I don’t know how any life which involved a UFO in the garage could be considered a failure.
I also love Men at Work, sadly.
“UFO” – not exactly. It was mostly identifiable and it didn’t fly but it was an object. But yes, his was a fascinating life though I’m not sure he took much comfort in that. I think he always had to pull a few fast ones and stuff his pockets just to get by in this world. He got some lucky breaks but didn’t do much with them and I always wondered if his complete lack of melody wasn’t due to a heavy weight on his back.
John – also in the M’s but not an embarrassment, one lovely silk-screened Mike Gunn record. And thanks for the compliment, although reading it back now –the post could have used some editing and a clearer direction.

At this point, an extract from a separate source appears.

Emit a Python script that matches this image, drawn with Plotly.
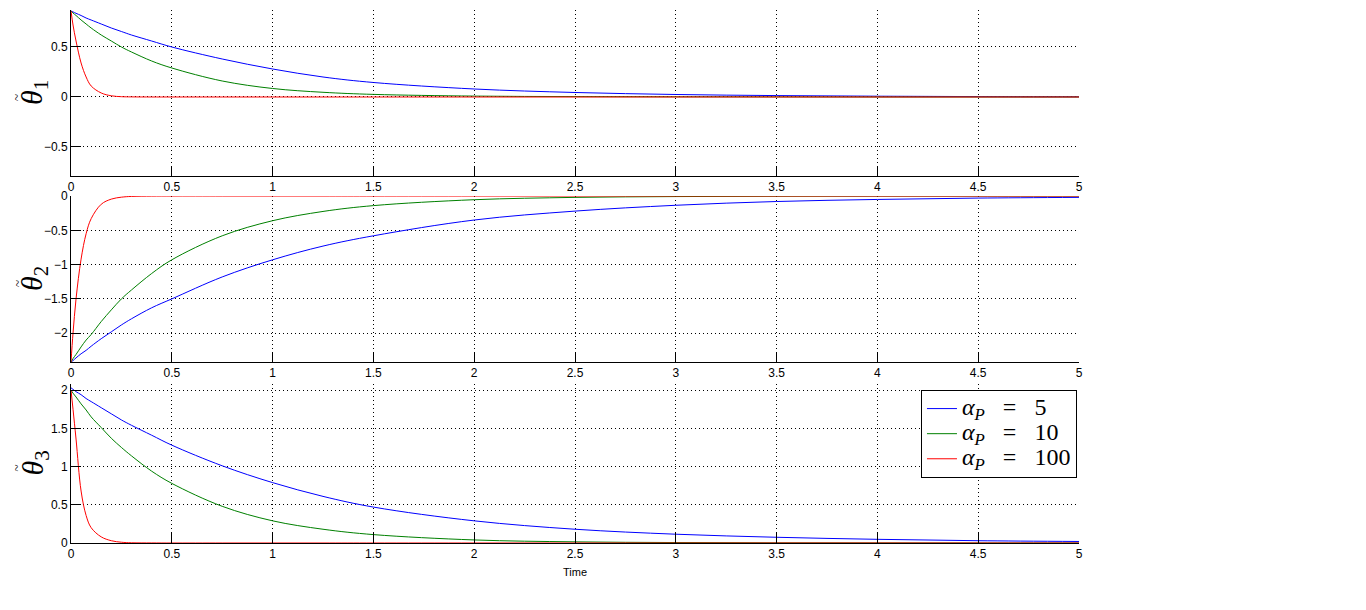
import plotly.graph_objects as go
from plotly.subplots import make_subplots

# tiempo (s)
t = [0, 0.01, 0.025, 0.05, 0.075, 0.1, 0.15, 0.2, 0.25, 0.3, 0.4, 0.5,
     0.75, 1.0, 1.25, 1.5, 2.0, 2.5, 3.0, 3.5, 4.0, 4.5, 5.0]

# theta1 tilde
th1_a5 = [0.86, 0.851, 0.837, 0.815, 0.79, 0.77, 0.73, 0.69, 0.655, 0.62, 0.56, 0.50,
          0.38, 0.28, 0.20, 0.145, 0.08, 0.045, 0.025, 0.014, 0.008, 0.004, 0.002]
th1_a10 = [0.86, 0.84, 0.815, 0.77, 0.73, 0.69, 0.62, 0.56, 0.50, 0.45, 0.36, 0.29,
           0.16, 0.085, 0.047, 0.026, 0.009, 0.004, 0.002, 0.001, 0, 0, 0]
th1_a100 = [0.86, 0.72, 0.56, 0.34, 0.20, 0.11, 0.04, 0.012, 0.003, 0.001, 0, 0,
            0, 0, 0, 0, 0, 0, 0, 0, 0, 0, 0]

# theta2 tilde
th2_a5 = [-2.42, -2.40, -2.36, -2.30, -2.25, -2.19, -2.08, -1.98, -1.88, -1.79, -1.63, -1.50,
          -1.18, -0.93, -0.73, -0.58, -0.35, -0.22, -0.135, -0.08, -0.05, -0.03, -0.02]
th2_a10 = [-2.42, -2.37, -2.31, -2.20, -2.10, -2.02, -1.83, -1.66, -1.50, -1.37, -1.13, -0.93,
           -0.58, -0.36, -0.225, -0.14, -0.054, -0.02, -0.008, -0.003, -0.001, 0, 0]
th2_a100 = [-2.42, -2.0, -1.50, -0.92, -0.55, -0.33, -0.12, -0.045, -0.017, -0.006, -0.001, 0,
            0, 0, 0, 0, 0, 0, 0, 0, 0, 0, 0]

# theta3 tilde
th3_a5 = [2.03, 2.01, 1.98, 1.94, 1.89, 1.85, 1.77, 1.69, 1.61, 1.54, 1.41, 1.28,
          1.01, 0.79, 0.61, 0.47, 0.29, 0.18, 0.115, 0.075, 0.048, 0.03, 0.02]
th3_a10 = [2.0, 1.96, 1.91, 1.82, 1.74, 1.65, 1.51, 1.37, 1.25, 1.14, 0.94, 0.78,
           0.48, 0.29, 0.18, 0.11, 0.04, 0.015, 0.006, 0.002, 0.001, 0, 0]
th3_a100 = [2.0, 1.75, 1.36, 0.68, 0.36, 0.2, 0.08, 0.03, 0.01, 0.003, 0.001, 0,
            0, 0, 0, 0, 0, 0, 0, 0, 0, 0, 0]

alphas = ["5", "10", "100"]
colores = ["#0000ff", "#008000", "#ff0000"]

datos = [
    [th1_a5, th1_a10, th1_a100],
    [th2_a5, th2_a10, th2_a100],
    [th3_a5, th3_a10, th3_a100],
]
y_titulos = ["<i>θ</i><sub>1</sub>", "<i>θ</i><sub>2</sub>", "<i>θ</i><sub>3</sub>"]
y_rangos = [[-0.79, 0.87], [-2.42, 0], [0, 2.08]]
y_ticks = [[-0.5, 0, 0.5], [-2, -1.5, -1, -0.5, 0], [0, 0.5, 1, 1.5, 2]]
dominios = [[0.6886, 1.0], [0.3396, 0.651], [0.0, 0.2983]]

x_ticks = [0, 0.5, 1, 1.5, 2, 2.5, 3, 3.5, 4, 4.5, 5]
x_labels = ["0", "0.5", "1", "1.5", "2", "2.5", "3", "3.5", "4", "4.5", "5"]

fuente_ejes = dict(family="Liberation Sans", size=12, color="black")
serif = "Liberation Serif"

fig = make_subplots(rows=3, cols=1)

for i in range(3):
    for j in range(3):
        etiqueta = ('<span style="font-size:24px;font-family:\'Liberation Serif\'">'
                    '<i>α</i><sub><i>P</i></sub>'
                    '&nbsp;&nbsp;&nbsp;=&nbsp;&nbsp;&nbsp;' + alphas[j] + '</span>')
        fig.add_trace(
            go.Scatter(x=t, y=datos[i][j], mode="lines", line_shape="spline",
                       line=dict(color=colores[j], width=1),
                       name=etiqueta, showlegend=(i == 2)),
            row=i + 1, col=1
        )
    fig.update_xaxes(range=[0, 5], tickvals=x_ticks, ticktext=x_labels,
                     ticks="inside", ticklen=10, tickcolor="black",
                     showline=True, linecolor="black", linewidth=1, mirror=False,
                     showgrid=True, gridcolor="black", griddash="1px,3px", gridwidth=1,
                     zeroline=False, tickfont=fuente_ejes, automargin=False,
                     row=i + 1, col=1)
    fig.update_yaxes(range=y_rangos[i], tickvals=y_ticks[i], domain=dominios[i],
                     ticks="inside", ticklen=10, tickcolor="black",
                     showline=True, linecolor="black", linewidth=1, mirror=False,
                     showgrid=True, gridcolor="black", griddash="1px,3px", gridwidth=1,
                     zeroline=False, tickfont=fuente_ejes, automargin=False,
                     row=i + 1, col=1)
    # etiqueta del eje y (theta con tilde encima)
    medio = sum(dominios[i]) / 2
    fig.add_annotation(text=y_titulos[i], xref="paper", yref="paper",
                       x=-0.0367, y=medio, xanchor="center", yanchor="middle",
                       textangle=-90, showarrow=False,
                       font=dict(family=serif, size=30, color="black"))
    fig.add_annotation(text="~", xref="paper", yref="paper",
                       x=-0.0536, y=medio, yshift=-4, xanchor="center", yanchor="middle",
                       textangle=-90, showarrow=False,
                       font=dict(family=serif, size=13, color="black"))

fig.add_annotation(text="Time", xref="paper", yref="paper", x=0.5, y=-0.0544,
                   xanchor="center", yanchor="middle", showarrow=False,
                   font=dict(family="Liberation Sans", size=11, color="black"))

# el body del html tiene 8px de margen
fig.update_layout(
    width=1366, height=610,
    margin=dict(l=63, r=295, t=2, b=75),
    plot_bgcolor="white", paper_bgcolor="white",
    legend=dict(x=0.998, y=0.287, xanchor="right", yanchor="top",
                bgcolor="white", bordercolor="black", borderwidth=1,
                font=dict(family=serif, size=17, color="black"),
                tracegroupgap=0),
)

fig.write_html("out.html")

I only know the Men at Work hits. What records are essential?
Hell, I’m fairly embarrassed about a couple of the Gunn records for that matter. As for editing and clear direction. You are well aware of my glass house so I’ll just move on.
Speaking of editing and direction, pretend the last two sentences I wrote up there actually were one, and thus made sense.
mrshl – I don’t think I’ve ever read Men at Work and essential records together before but if such a thing exists it’s not much use since they only have three records anyway. You’ll really want to hear all so you can compare the writing styles of big hitter Colin Hay with that of his sometimes partner Ron Strykert to that of the musical virtuoso Greg Ham.
Greg Ham plays all the memorable instruments including flute and sax. His lyrical style is truly hammy. He only has one song on the first album, “Helpless Automaton” about a robot with feelings –I think, I really don’t know what he’s talking about. But he takes over the forgettable final album. Don’t make me listen to it to find out how culpable he is for that failure.
Wait, he was sent from the US to Germany in 1944/5?! Was there a prisoner exchange or something, or how did that work?
He wasn’t a POW so to speak. He was interned like the Japanese on the West Coast. It’s little known history. The last camp they had him in was in Corpus Christi. My aunt made one of my cousins do a high school report about it and was very surprised at how difficult it was to collect primary sources.
Apparently they gave him the choice to stay in camp or be shipped back to Germany. He had no way of knowing when the war would end and he was bored stiff: as depicted in this sketch that his bunk mate drew.
I posted the sketch on NAP in the year 4.5 Billion. The text is sort of mock Encyclopedia.
thanks a lot for that little known piece of history. Really.
Empathy, or whatever…. ain’t u too harsh on your grandfather? A colorful life is a success in my book. One usually has a lot less control than he thinks on his life.
a.s.o.
bridelice – you have a point, maybe I am being harsh although I could actually be a lot harsher. My own painful feelings regarding my grandfather aside I have always appreciated him very much on a certain level. I mean, b/w photographs with a fedora, tommy guns and federales? (I really need to scan those) –not to mention my own cherished experience working in a metal perforation plant in my junior high and high school years. But I meant it more in how he might have seen himself, not that he acted like a failure –he acted like Baron Von Münchhausen, minus grace and wit.